Traditional segmentation would detect churn only after customers stopped purchasing. Predictive segmentation identifies warning signals earlier.
For example:
A subscription platform may observe that customers who are about to cancel often display patterns such as:
- declining engagement frequency
- reduced feature usage
- increased support interactions
- shorter session duration
By identifying these patterns early, organizations can intervene with retention strategies such as:
- targeted offers
- proactive customer support
- personalized product recommendations
This proactive approach allows companies to act before revenue loss occurs, dramatically improving retention rates.
Advanced Considerations: Ethical Governance of Predictive Segmentation
As segmentation becomes predictive and automated, organizations must address new governance challenges.
Predictive models influence decisions such as:
- pricing
- marketing prioritization
- service access
- promotional targeting
Without oversight, these systems can unintentionally reinforce biases embedded in historical data.

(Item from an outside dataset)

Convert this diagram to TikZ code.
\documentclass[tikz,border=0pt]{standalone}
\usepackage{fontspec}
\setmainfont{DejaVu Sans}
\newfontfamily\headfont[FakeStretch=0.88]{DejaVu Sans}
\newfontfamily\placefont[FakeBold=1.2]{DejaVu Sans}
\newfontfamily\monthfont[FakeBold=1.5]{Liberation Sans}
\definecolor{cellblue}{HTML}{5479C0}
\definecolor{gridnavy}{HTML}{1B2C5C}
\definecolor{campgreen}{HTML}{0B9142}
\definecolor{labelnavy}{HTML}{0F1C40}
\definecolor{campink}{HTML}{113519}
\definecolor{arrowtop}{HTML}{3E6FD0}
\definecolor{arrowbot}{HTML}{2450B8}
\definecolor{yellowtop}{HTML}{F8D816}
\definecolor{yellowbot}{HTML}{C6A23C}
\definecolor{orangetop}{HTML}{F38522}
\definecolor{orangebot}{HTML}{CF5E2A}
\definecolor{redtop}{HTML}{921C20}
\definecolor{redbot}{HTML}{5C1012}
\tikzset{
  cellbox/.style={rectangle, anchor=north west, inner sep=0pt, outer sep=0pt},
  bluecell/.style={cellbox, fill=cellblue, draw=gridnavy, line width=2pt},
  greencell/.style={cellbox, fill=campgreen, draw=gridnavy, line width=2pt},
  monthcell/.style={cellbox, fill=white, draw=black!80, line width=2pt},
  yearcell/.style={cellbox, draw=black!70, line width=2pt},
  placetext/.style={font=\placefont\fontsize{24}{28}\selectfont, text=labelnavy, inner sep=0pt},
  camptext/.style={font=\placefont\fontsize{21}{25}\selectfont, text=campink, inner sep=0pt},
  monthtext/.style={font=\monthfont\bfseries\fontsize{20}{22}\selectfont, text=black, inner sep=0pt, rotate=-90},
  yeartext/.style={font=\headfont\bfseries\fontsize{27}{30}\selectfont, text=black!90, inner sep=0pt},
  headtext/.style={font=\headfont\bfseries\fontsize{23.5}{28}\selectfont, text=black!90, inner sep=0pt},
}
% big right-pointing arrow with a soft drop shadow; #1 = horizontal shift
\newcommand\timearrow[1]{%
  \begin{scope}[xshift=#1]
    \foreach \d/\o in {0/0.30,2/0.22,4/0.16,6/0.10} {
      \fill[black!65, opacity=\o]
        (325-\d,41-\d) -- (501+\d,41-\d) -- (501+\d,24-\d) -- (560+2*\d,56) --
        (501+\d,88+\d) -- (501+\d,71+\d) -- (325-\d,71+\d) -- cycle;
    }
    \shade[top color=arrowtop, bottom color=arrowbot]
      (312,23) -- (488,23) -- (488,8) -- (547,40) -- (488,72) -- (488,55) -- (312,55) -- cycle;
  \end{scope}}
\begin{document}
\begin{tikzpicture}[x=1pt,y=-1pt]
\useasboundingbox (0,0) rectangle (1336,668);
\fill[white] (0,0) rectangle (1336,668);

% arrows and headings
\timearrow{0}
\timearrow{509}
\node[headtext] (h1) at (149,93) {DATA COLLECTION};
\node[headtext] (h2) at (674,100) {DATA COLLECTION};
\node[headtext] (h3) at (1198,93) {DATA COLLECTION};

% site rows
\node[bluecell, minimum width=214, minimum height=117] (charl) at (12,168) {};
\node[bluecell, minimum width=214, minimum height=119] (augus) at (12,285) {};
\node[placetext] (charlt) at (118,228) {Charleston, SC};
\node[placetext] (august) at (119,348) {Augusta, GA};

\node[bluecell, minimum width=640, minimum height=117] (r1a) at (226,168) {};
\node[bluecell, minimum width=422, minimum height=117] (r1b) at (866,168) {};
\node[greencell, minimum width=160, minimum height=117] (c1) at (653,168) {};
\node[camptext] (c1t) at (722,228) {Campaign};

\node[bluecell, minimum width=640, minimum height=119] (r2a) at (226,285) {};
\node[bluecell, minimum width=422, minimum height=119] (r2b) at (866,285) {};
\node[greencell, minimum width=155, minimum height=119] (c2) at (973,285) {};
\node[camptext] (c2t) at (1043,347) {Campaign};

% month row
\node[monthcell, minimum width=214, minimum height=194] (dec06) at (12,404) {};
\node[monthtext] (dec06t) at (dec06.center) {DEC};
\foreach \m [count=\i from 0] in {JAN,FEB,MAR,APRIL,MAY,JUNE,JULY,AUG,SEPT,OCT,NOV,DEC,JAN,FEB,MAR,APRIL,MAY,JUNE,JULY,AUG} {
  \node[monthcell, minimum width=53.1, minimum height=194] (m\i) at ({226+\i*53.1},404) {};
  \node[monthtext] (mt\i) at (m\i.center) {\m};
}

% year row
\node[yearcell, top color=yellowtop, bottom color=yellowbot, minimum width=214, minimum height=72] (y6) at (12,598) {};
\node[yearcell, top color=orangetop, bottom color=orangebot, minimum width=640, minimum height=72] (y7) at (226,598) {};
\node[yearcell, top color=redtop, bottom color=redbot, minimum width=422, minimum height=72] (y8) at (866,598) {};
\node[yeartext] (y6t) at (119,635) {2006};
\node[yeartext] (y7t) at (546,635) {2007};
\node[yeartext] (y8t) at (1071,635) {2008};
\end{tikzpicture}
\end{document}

Responsible governance requires:
- monitoring models for algorithmic bias
- ensuring transparency in segmentation logic
- limiting use of sensitive data variables
- maintaining clear accountability for AI-driven decisions
Organizations that integrate governance into segmentation workflows strengthen long-term customer trust while maintaining analytical accuracy.
Frequently Asked Questions
What is AI-powered marketing segmentation?

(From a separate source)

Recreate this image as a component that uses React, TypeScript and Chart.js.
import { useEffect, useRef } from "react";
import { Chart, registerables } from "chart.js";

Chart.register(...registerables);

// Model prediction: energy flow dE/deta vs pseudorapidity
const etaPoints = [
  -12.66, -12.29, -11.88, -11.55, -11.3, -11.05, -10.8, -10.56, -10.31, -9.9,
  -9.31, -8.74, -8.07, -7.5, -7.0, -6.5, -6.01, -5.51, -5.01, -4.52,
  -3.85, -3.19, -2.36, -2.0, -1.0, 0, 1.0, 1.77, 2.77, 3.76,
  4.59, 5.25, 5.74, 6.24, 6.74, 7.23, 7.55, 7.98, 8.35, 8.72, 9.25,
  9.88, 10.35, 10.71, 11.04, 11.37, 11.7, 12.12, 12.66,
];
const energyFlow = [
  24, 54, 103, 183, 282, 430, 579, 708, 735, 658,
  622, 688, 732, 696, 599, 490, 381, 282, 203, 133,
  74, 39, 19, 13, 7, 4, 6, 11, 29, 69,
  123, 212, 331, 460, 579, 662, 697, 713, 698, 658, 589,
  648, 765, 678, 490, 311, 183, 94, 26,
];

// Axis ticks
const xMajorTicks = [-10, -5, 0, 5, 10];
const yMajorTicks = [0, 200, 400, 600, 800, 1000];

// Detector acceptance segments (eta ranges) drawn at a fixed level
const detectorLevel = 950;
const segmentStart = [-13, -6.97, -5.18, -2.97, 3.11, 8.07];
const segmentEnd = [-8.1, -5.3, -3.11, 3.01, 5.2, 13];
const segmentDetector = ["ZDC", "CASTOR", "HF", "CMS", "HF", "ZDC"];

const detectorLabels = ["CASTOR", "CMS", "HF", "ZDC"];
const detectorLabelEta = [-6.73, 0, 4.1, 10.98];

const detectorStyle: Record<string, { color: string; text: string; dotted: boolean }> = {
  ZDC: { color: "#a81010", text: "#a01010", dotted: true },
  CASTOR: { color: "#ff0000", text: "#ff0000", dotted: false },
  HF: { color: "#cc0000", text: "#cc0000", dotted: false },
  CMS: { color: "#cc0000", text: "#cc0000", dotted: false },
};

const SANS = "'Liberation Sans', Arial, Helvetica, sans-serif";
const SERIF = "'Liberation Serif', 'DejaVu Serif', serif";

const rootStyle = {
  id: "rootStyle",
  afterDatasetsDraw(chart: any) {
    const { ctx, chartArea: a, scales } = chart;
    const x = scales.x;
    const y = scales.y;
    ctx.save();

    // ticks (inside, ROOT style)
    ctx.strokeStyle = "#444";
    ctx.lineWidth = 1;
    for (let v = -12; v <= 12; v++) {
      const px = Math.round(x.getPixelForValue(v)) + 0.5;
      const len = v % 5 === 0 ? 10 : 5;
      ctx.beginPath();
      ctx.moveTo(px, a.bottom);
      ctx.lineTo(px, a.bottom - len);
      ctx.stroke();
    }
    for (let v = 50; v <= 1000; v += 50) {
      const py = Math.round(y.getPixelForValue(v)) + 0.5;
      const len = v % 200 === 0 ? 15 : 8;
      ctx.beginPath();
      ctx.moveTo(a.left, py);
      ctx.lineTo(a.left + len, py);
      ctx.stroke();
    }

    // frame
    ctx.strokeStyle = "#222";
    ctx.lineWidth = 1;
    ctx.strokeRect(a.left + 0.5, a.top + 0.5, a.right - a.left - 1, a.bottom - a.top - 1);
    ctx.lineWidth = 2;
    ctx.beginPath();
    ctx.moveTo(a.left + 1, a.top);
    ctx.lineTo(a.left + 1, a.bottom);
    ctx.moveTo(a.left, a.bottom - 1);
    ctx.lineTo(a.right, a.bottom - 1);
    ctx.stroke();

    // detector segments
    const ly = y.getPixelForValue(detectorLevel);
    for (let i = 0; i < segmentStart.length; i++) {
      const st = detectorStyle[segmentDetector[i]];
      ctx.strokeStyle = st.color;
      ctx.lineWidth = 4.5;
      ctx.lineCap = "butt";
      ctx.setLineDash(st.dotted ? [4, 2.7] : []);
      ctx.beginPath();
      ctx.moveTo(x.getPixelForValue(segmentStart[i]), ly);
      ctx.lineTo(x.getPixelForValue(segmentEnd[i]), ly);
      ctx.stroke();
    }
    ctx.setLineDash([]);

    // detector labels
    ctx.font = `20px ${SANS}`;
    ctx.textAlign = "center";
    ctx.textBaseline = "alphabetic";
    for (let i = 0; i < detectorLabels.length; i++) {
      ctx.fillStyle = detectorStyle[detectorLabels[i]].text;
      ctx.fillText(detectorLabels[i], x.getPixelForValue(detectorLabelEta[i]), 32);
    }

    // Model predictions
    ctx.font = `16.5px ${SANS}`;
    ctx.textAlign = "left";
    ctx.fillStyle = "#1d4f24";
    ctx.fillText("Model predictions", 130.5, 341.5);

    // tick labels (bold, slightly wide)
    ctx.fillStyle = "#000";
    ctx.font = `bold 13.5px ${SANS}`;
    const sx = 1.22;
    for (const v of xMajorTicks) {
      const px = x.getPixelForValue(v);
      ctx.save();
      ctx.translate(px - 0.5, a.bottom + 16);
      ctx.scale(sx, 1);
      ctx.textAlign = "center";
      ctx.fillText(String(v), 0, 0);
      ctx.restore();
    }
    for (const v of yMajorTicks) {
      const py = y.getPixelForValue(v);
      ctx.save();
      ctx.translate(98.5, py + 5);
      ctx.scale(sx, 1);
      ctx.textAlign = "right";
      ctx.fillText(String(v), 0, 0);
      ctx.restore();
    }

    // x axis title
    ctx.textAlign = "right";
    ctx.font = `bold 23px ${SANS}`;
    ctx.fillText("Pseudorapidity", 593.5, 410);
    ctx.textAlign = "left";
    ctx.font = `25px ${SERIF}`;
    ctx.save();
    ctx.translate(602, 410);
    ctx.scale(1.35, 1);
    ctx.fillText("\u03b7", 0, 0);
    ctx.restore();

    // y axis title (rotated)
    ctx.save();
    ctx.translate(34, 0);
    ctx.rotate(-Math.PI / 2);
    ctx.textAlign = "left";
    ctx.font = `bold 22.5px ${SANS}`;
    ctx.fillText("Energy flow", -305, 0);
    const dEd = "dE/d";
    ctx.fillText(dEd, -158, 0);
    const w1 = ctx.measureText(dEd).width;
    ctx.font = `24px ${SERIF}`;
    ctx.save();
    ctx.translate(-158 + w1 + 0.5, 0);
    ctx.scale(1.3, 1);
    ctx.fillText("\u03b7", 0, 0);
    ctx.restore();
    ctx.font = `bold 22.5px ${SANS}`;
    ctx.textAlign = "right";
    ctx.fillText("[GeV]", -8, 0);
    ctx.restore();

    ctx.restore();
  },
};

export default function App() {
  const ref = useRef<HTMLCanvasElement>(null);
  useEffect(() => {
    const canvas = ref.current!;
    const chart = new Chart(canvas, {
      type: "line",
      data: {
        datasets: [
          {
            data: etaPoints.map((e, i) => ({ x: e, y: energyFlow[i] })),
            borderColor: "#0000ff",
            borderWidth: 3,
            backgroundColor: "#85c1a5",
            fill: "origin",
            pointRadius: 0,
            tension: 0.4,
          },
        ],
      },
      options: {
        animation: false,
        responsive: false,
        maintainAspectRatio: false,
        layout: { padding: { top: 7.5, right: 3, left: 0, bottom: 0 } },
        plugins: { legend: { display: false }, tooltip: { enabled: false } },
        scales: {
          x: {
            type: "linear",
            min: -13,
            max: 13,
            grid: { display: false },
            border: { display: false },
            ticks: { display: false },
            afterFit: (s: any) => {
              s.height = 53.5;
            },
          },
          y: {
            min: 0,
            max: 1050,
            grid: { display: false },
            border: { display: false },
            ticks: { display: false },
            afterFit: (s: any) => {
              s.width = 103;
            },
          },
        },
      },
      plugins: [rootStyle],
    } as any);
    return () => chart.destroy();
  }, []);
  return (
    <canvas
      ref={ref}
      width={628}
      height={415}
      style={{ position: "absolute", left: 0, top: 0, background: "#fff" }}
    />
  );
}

AI-powered segmentation uses machine learning to group customers based on behavioral patterns and predict future actions such as purchase likelihood or churn risk.
Why are demographics no longer sufficient for segmentation?
Demographics describe identity but rarely explain decision behavior. Behavioral data provides stronger predictive insight into how customers actually act.
What types of data are most important for predictive segmentation?
Behavioral data, transactional data, and psychographic signals together provide the most comprehensive view of customer behavior and intent.
How often should segmentation models be updated?
Predictive segmentation systems should update continuously as new behavioral data arrives to ensure segments reflect current customer conditions.
Is AI segmentation only useful for large companies?
No. Even small datasets with meaningful behavioral signals can support effective segmentation if structured properly.
Strategic Insight
Marketing is entering an era where behavioral intelligence replaces demographic assumptions. Organizations that still rely on static segmentation models are effectively managing the past rather than anticipating the future.
AI-powered segmentation transforms customer data into a predictive system that guides targeting, resource allocation, and engagement timing. As markets become faster and more data-rich, the competitive advantage will belong to organizations that detect behavioral shifts early and act on them before outcomes become visible.
In practical terms, the future of segmentation is not about labeling customers—it is about understanding behavioral momentum and responding in real time.